La incertidumbre política derivada de la falta de liderazgos, de las crisis humanitarias, del resurgir de la guerra fría y del capitalismo agresivo de nuevo cuño ha propiciado un repliegue del voto ciudadano en torno a tres ideas que en otros tiempos ayudaron a cohesionar las sociedades: la soberanía, el pueblo y la identidad. Lamentablemente, esas ideas que forjaron las naciones y las fronteras a caballo entre los siglos XIX y XX tuvieron consecuencias para olvidar, pues se materializaron en los nacionalismos chovinistas, la emergencia de los credos totalitarios y xenófobos y dos guerras en suelo europeo.

Tras la segunda guerra mundial, algunos políticos preclaros se pusieron a trabajar por una Europa unida, federada, en la que la libertad de voto representativo se ampliaría a la de movilidad, sindicación, residencia y un largo etcétera de libertades de las que hemos venido disfrutando durante las mejores décadas que ha vivido nuestro continente.
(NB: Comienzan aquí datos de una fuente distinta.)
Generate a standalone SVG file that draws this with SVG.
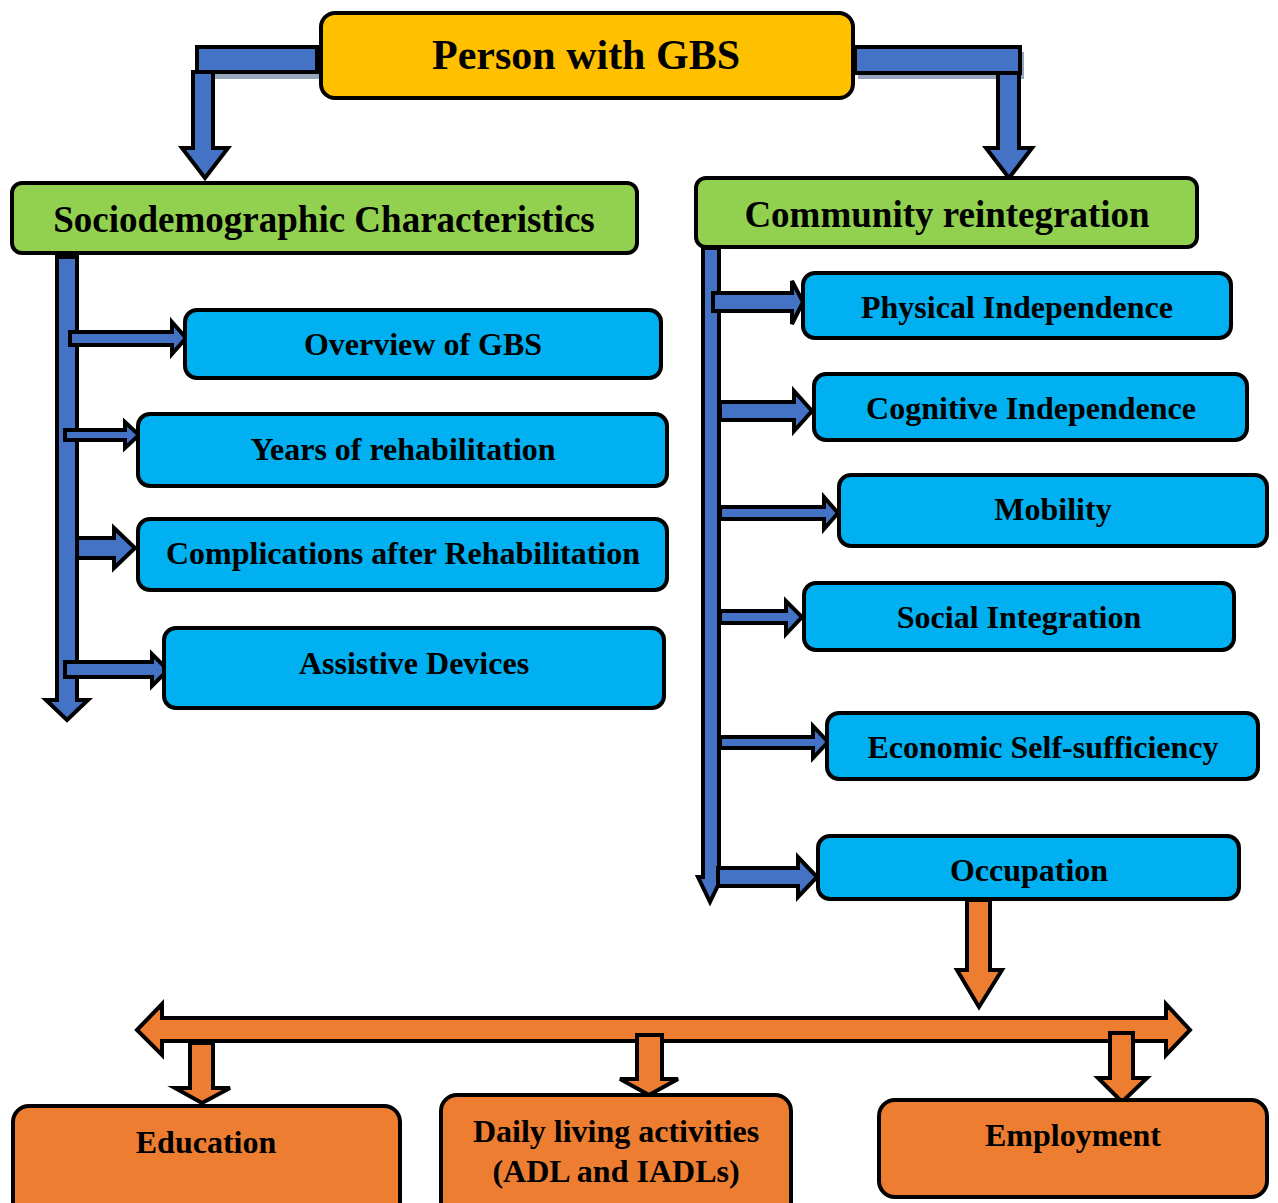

Este clima de bienestar, ese amplio pacto político y social que propició el espacio Schengen, se encuentra ahora en entredicho por los motivos antes mencionados y ha traído consigo una virulenta reivindicación de presupuestos políticos que creíamos caducados y de los que ahora se reclaman los populismos de todo signo.

La soberanía, es decir, el principio que define quién y qué tiene derecho a decidir, es una cuestión espinosa porque, quiéranlo o no los que la reivindican a ultranza, se encuentra hoy mucho más difuminada de lo que fue. El derecho a decidir de las naciones, con o sin Estado, está limitado no por una coartación de las libertades, sino todo lo contrario, porque, democráticamente, mucha de la legislación de la que nos hemos ido dotando es ya de ámbito europeo cuando no mundial (Unión Europea, Organización de las Naciones Unidas, Organización Mundial de la Salud). Se dice que hasta un 70% del marco jurídico español está intervenido por el europeo. Véanse como ejemplos la reciente sentencia del Tribunal de Justicia de la UE sobre la indemnización por despido o las exigencias fiscales o presupuestarias.

Este consenso legal que ha ayudado a construir la UE representa un gran esfuerzo de las naciones por avanzar hacia un gobierno compartido que respeta el principio de subsidiariedad y garantiza la paz y el progreso social y económico a largo plazo. Y no debería tener vuelta atrás. Resulta, pues, pertinente, preguntarse por el contenido real de lo que hoy tantos líderes oportunistas --desde el nivel nacional hasta el municipal-- reivindican en virtud de la soberanía de sus parlamentos o ayuntamientos. Según esta lógica perversa, pronto las asociaciones de vecinos o, ¿por qué no?, las comunidades de propietarios podrían decidir democráticamente violar leyes que se encuentran por encima de ellas.

Los pueblos, ¡ah! los pueblos. He aquí otra noción incendiaria que presupone la existencia de sociedades homogéneas en base a una lengua, un folclore y un pasado siempre mitificados, cuando no tergiversados, convertidos en tabú. Algo anacrónico en este principio de siglo XXI. La noción de pueblo uniforme solo está en la mente de quien se aviene a desfilar en masa detrás de la misma bandera, vistiendo la misma camiseta y cantando el mismo himno. Hoy las sociedades son esencialmente heterogéneas en origen, intereses, creencias y costumbres.

Los jóvenes llevan ya décadas viajando y han ayudado a relativizar los valores arcaicos de los así llamados pueblos. Persistir en la creencia de una homogeneidad social es solamente un truco para defender supuestos derechos que se tienen como colectividad de pensamiento único en base a una unidad de origen y a una voluntad de destino. Y ya sabemos a donde conduce esto.

Claro que para justificar la existencia de pueblos monótonos resulta imprescindible echar mano de otra idea regresiva: la identidad. ¿Qué se siente usted: A o B? Si en otro momento esta disyuntiva tuvo un sentido, uno duda de si en los albores del siglo XXI lo tiene preguntarse por la pertenencia territorial o cultural, máxime cuando cada vez más nos reconocemos en gran medida como hijos de unos derechos comunes, de la alta cultura que no sabe de fronteras y de una tradición ilustrada que ha hecho posible la controversia, la tolerancia y el debate político sobre bases democráticas y pacíficas. Este es un logro indiscutible que se encuentra muy por encima de los particularismos históricos que a menudo se traen a colación como arma arrojadiza.

Soberanía, pueblo e identidad: tres ideas polémicas, cuando no regresivas, que son palos en las ruedas de la convivencia.